1757 gw Beer

1757 gw Beer
One 12 oz bottle, $1.88++, 5.1% ABV

Purchased at Harvest Wine & Spirits

This is the ee cummings of Connectictut beer. As if George Washington didn’t capitalized his name? I don’t get the lowercase thing, but I’m neither artistic nor versed in the ways of marketing, so I’ll leave it alone.

I remember a year or so ago learning about this beer from my man Ian at Harvest. He did a good job selling it – the beer itself and the idea behind the beer – but something didn’t resonate with me. Nothing against Ian or the brewer, but the pitch didn’t really bowl me over. And actually, now that I’ve read everything about gw beer, I’m still not bowled over.

I’ve never really been sold on the whole Dogfish Head thing where they unearth ancient ale recipes and recreate them in Milton, DE. It all just seems so silly to me. Because really, are we to believe the Egyptians or, in this case, George Washington had a beer recipe that is better than anything else available to us? Of course not, but that’s the premise with this beer.

Continental Beer Company says:

At Mount Vernon, George Washington made his own beer in 30 gallon batches and in 1757 penned his recipe “To Make Small Beer” in his diary. It is from this recipe that we have created gw Beer.

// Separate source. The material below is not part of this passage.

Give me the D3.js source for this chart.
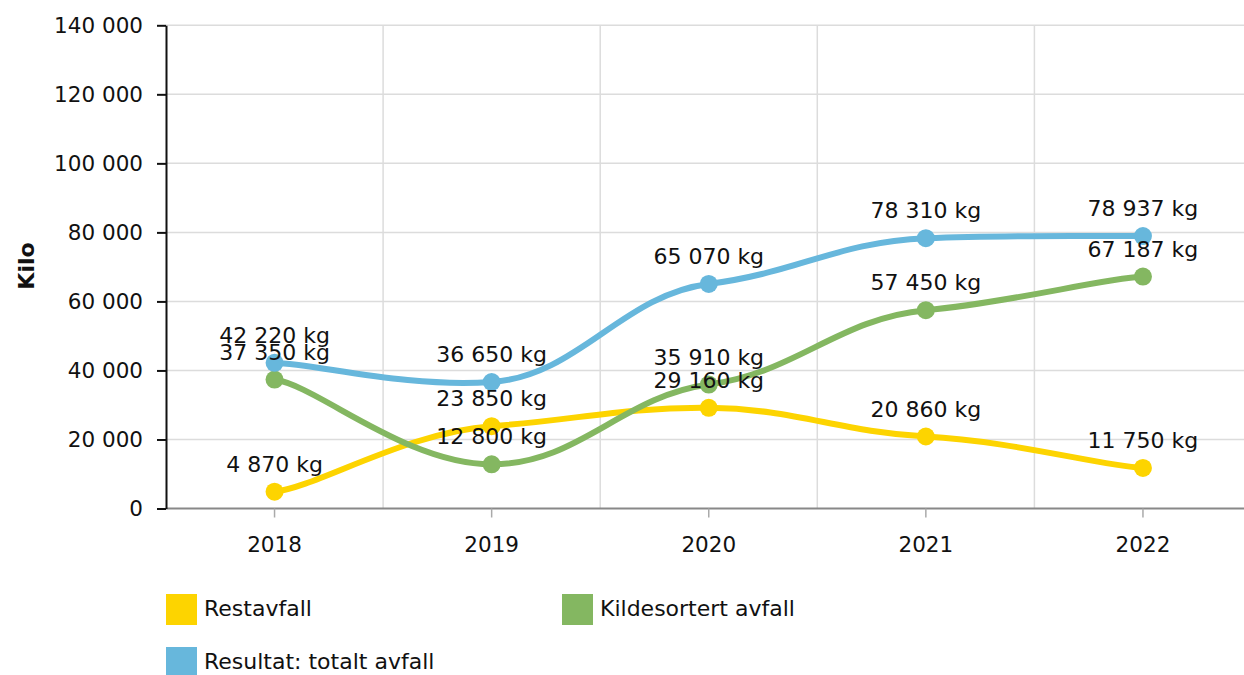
<!DOCTYPE html>
<html>
<head>
<meta charset="utf-8">
<script src="https://cdn.jsdelivr.net/npm/d3@7"></script>
<style>
  body { margin: 0; background: #fff; }
  svg { display: block; font-family: 'DejaVu Sans', Verdana, sans-serif; }
</style>
</head>
<body>
<svg width="1244" height="675"></svg>
<script>
const years = ['2018', '2019', '2020', '2021', '2022'];
const restavfall = [4870, 23850, 29160, 20860, 11750];
const kildesortert = [37350, 12800, 35910, 57450, 67187];
const totalt = [42220, 36650, 65070, 78310, 78937];
const seriesNames = ['Restavfall', 'Kildesortert avfall', 'Resultat: totalt avfall'];
const seriesColors = ['#fdd400', '#84b761', '#67b7dc'];
const yTicks = [0, 20000, 40000, 60000, 80000, 100000, 120000, 140000];

const series = [restavfall, kildesortert, totalt].map((values, i) => ({
  name: seriesNames[i],
  color: seriesColors[i],
  values: values.map((v, j) => ({ year: years[j], value: v }))
}));

// smoothed line with separate x / y tension
function TensionCurve(context, tx, ty) { this._context = context; this._tx = tx; this._ty = ty; }
TensionCurve.prototype = {
  areaStart() { this._line = 0; },
  areaEnd() { this._line = NaN; },
  lineStart() { this._p = []; },
  point(x, y) { this._p.push([+x, +y]); },
  lineEnd() {
    const p = this._p, n = p.length, tx = this._tx, ty = this._ty;
    if (!n) return;
    this._context.moveTo(p[0][0], p[0][1]);
    for (let i = 0; i < n - 1; i++) {
      const p0 = p[i - 1] || p[i], p1 = p[i], p2 = p[i + 1], p3 = p[i + 2] || p2;
      this._context.bezierCurveTo(
        p1[0] + (p2[0] - p0[0]) / 6 * tx, p1[1] + (p2[1] - p0[1]) / 6 * ty,
        p2[0] - (p3[0] - p1[0]) / 6 * tx, p2[1] - (p3[1] - p1[1]) / 6 * ty,
        p2[0], p2[1]);
    }
  }
};
const curveTension = context => new TensionCurve(context, 1.2, 0.45);

const svg = d3.select('svg');
const fontSize = 22;
const tickFont = 21.5;
const fmt = v => d3.format(',')(v).replace(/,/g, ' ');

const xScale = d3.scaleBand().domain(years).range([166, 1251.5]);
const yScale = d3.scaleLinear().domain([0, 140000]).range([508.5, 25.3]);
const cx = d => xScale(d) + xScale.bandwidth() / 2;

// grid
svg.append('g')
  .selectAll('line.hgrid')
  .data(yTicks.slice(1))
  .enter()
  .append('line')
  .attr('x1', 166).attr('x2', 1244)
  .attr('y1', d => yScale(d)).attr('y2', d => yScale(d))
  .style('stroke', '#dcdcdc').style('stroke-width', 1.5);

svg.append('g')
  .selectAll('line.vgrid')
  .data(years.slice(1))
  .enter()
  .append('line')
  .attr('x1', d => xScale(d)).attr('x2', d => xScale(d))
  .attr('y1', yScale(140000)).attr('y2', yScale(0))
  .style('stroke', '#dcdcdc').style('stroke-width', 1.5);

// x axis
const xAxis = d3.axisBottom()
  .scale(xScale)
  .tickSize(9)
  .tickPadding(19)
  .tickSizeOuter(0);

const xAxisG = svg.append('g')
  .attr('transform', 'translate(0,' + yScale(0) + ')')
  .call(xAxis)
  .attr('font-size', tickFont)
  .attr('font-family', 'DejaVu Sans, Verdana, sans-serif');
xAxisG.select('.domain').attr('d', 'M166,0H1244').style('stroke', '#888').style('stroke-width', 2);
xAxisG.selectAll('.tick line').style('stroke', '#aaa').style('stroke-width', 1.5);
xAxisG.selectAll('text').style('fill', '#111');

// y axis
const yAxis = d3.axisLeft()
  .scale(yScale)
  .tickValues(yTicks)
  .tickFormat(fmt)
  .tickSize(9)
  .tickPadding(14)
  .tickSizeOuter(0);

const yAxisG = svg.append('g')
  .attr('transform', 'translate(166,0)')
  .call(yAxis)
  .attr('font-size', tickFont)
  .attr('font-family', 'DejaVu Sans, Verdana, sans-serif');
yAxisG.select('.domain').style('stroke', '#111').style('stroke-width', 2);
yAxisG.selectAll('.tick line').style('stroke', '#111').style('stroke-width', 2);
yAxisG.selectAll('text').style('fill', '#111');

svg.append('text')
  .attr('transform', 'translate(34,266) rotate(-90)')
  .attr('text-anchor', 'middle')
  .style('font-size', fontSize + 'px')
  .style('font-weight', 'bold')
  .style('fill', '#111')
  .text('Kilo');

// lines
const line = d3.line()
  .x(d => cx(d.year))
  .y(d => yScale(d.value))
  .curve(curveTension);

const seriesG = svg.selectAll('g.series')
  .data(series)
  .enter()
  .append('g')
  .attr('class', 'series');

seriesG.append('path')
  .attr('d', d => line(d.values))
  .style('fill', 'none')
  .style('stroke', d => d.color)
  .style('stroke-width', 6);

seriesG.each(function(s) {
  d3.select(this)
    .selectAll('circle')
    .data(s.values)
    .enter()
    .append('circle')
    .attr('r', 9)
    .attr('cx', d => cx(d.year))
    .attr('cy', d => yScale(d.value))
    .style('fill', s.color);
});

// data labels
series.forEach(s => {
  svg.append('g')
    .selectAll('text')
    .data(s.values)
    .enter()
    .append('text')
    .attr('x', d => cx(d.year))
    .attr('y', d => yScale(d.value) - 20)
    .attr('text-anchor', 'middle')
    .style('font-size', fontSize + 'px')
    .style('fill', '#111')
    .text(d => fmt(d.value) + ' kg');
});

// legend
const legendPos = [[166, 594], [562, 594], [166, 647]];
const legend = svg.selectAll('g.legend')
  .data(series)
  .enter()
  .append('g')
  .attr('class', 'legend')
  .attr('transform', (d, i) => 'translate(' + legendPos[i][0] + ',' + legendPos[i][1] + ')');

legend.append('rect')
  .attr('width', 31)
  .attr('height', 31)
  .style('fill', d => d.color);

legend.append('text')
  .attr('x', 38)
  .attr('y', 22)
  .style('font-size', fontSize + 'px')
  .style('fill', '#111')
  .text(d => d.name);
</script>
</body>
</html>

Crafted lighter and smoother gw Beer bridges heritage and contemporary taste. Micro brewed for the mainstream, gw Beer is a golden amber American Pale Ale, lightly malty, with a smooth balance of toasted caramel and American hop flavor and aroma, creating a beer with high drinkability.

So you’d think gw beer would be somehow different, yet the same. I’ve had it on three separate occasions and had the same feeling each time: Eh, this is alright. It didn’t inspire me to take down the British or lead a brand new country during its first few perilous years. And frankly, I doubt it helped Mr. Washington do that either.

What we have here is a run-of-the-mill American pale ale. It’s contract brewed up at Cottrell (the dude who owns gw lives in or near Greenwich) and I’m not sure I’d be able to tell the difference between the 1757 gw and the Cottrell American ale. And let’s be honest here – even if you/I can tell the difference, it’s not at all pronounced and that’s my point.

If you want to market the gimmick – errr – historically interesting beer that George Washington brewed; even if you clearly state that you changed it a bit to appeal to EVERYONE and not just craft beer geeks and/or history craft beer geeks, you need to put something in the bottle that resonates with a different flavor profile or something. Was beer so carbonated 225 years ago? Would it have been more malt-heavy? Less alcoholic?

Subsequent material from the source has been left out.